The towering, imposing, and yet, gentle-voiced T-Bone Burnett strolled into the room occupied by a few eager journalists.  Oscar Isaac, quiet and kind, followed close behind.  The two artists, one a musician who has been inching closer and closer to becoming a household name for three award-winning decades, the other an actor who is sharply on the rise, not wholly but in part due to his incredible performance as the lead role in the Coen brother’s newest masterpiece, Inside Llewyn Davis, sit down at the table.  Without pause, we jumped into conversation…and it wasn’t hard to get T-Bone going…

What are your five favorite film soundtracks?

T-Bone Burnett: God, I don’t know.  I can’t even think of any.

Oscar Isaac: The Mission.  Ennio Morricone.

T-Bone:  Yeah, that was a good one.  I like My Fair Lady.  Even though I think that Dr. Strangelove is a much more strange and subversive film and should’ve won the Academy Award…I’m talking like a Hollywood insider, like a movie person <<laughter>>… but I loved that musical.  You know the song, “I’ve Grown Accustomed To Her Face”?  I can barely make it through that song, it’s just so beautiful.  And “On the Street Where You Live,” It’s just beautiful songwriting and one beautiful melody after another.  It beat Dr.
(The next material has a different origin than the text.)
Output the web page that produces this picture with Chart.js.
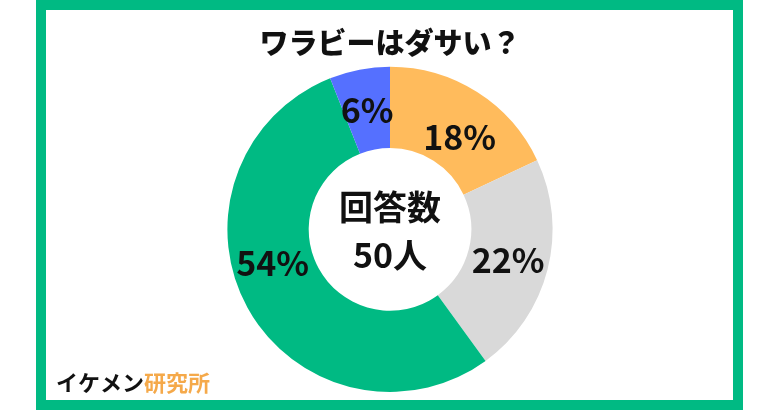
<!DOCTYPE html>
<html>
<head>
<meta charset="utf-8">
<script src="https://cdn.jsdelivr.net/npm/chart.js@4"></script>
<style>
  html, body { margin: 0; padding: 0; background: #fff; }
  #wrap { position: relative; width: 780px; height: 410px; }
  #frame {
    position: absolute; left: 36px; top: 0; width: 687px; height: 390px;
    border: 10px solid #00BA83;
  }
  canvas { position: absolute; left: 0; top: 0; }
</style>
</head>
<body>
<div id="wrap">
  <div id="frame"></div>
  <canvas id="chart" width="780" height="410"></canvas>
</div>
<script>
const categories = ['ダサい', 'ややダサい', 'ダサくない', 'わからない'];
const values = [18, 22, 54, 6];
const colors = ['#FFBB5C', '#D9D9D9', '#00BA83', '#5570FF'];
const titleText = 'ワラビーはダサい？';
const centerLines = ['回答数', '50人'];

const FONT = '"Noto Sans CJK JP", "Noto Sans", sans-serif';

// labels on slices, center text and footer
const overlay = {
    id: 'overlay',
    afterDatasetsDraw(chart, args, opts) {
        const ctx = chart.ctx;
        const arcs = chart.getDatasetMeta(0).data;
        const nudge = opts.nudge || {};
        ctx.save();
        ctx.fillStyle = '#111';
        ctx.textAlign = 'center';
        ctx.textBaseline = 'middle';
        ctx.font = 'bold 34px ' + FONT;
        arcs.forEach((arc, i) => {
            const n = nudge[i] || {};
            const mid = (arc.startAngle + arc.endAngle) / 2 + (n.angle || 0) * Math.PI / 180;
            const r = (arc.innerRadius + arc.outerRadius) / 2 + (n.radius || 0);
            ctx.fillText(values[i] + '%', arc.x + Math.cos(mid) * r, arc.y + Math.sin(mid) * r);
        });

        const c = arcs[0];
        ctx.fillText(centerLines[0], c.x, c.y - 22);
        ctx.fillText(centerLines[1], c.x, c.y + 26);

        // footer
        ctx.textAlign = 'left';
        ctx.font = 'bold 22px ' + FONT;
        ctx.fillStyle = '#111';
        const a = 'イケメン';
        ctx.fillText(a, 56, 383);
        const w = ctx.measureText(a).width;
        ctx.fillStyle = '#F5A94A';
        ctx.fillText('研究所', 56 + w, 383);
        ctx.restore();
    }
};

new Chart(document.getElementById('chart'), {
    type: 'doughnut',
    data: {
        labels: categories,
        datasets: [{
            data: values,
            backgroundColor: colors,
            borderWidth: 0
        }]
    },
    options: {
        responsive: false,
        animation: false,
        cutout: '50%',
        layout: { padding: { bottom: 18 } },
        plugins: {
            legend: { display: false },
            tooltip: { enabled: false },
            title: {
                display: true,
                text: titleText,
                color: '#111',
                font: { family: FONT, size: 29, weight: '900', lineHeight: 1.2 },
                padding: { top: 26, bottom: 6 }
            },
            overlay: {
                nudge: { 0: { angle: 4.5, radius: -6 }, 2: { angle: 13 } }
            }
        }
    },
    plugins: [overlay]
});
</script>
</body>
</html>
Strangelove, which is one of the most important movies ever.

So, one of the reasons why I called the Coen brothers was because I had become a fan of theirs after their first movie, Blood Simple, because it just had so much of my home (Texas) about it and there was a style of storytelling that I thought was really great.  And their next movie came out, Raising Arizona, that just had this insane soundtrack — “Ode to Joy” on the banjo with whistling and yodeling.  And every joke of it landed for me.  And one thing about the Coens is that there’s history in every shot.  Isn’t that right?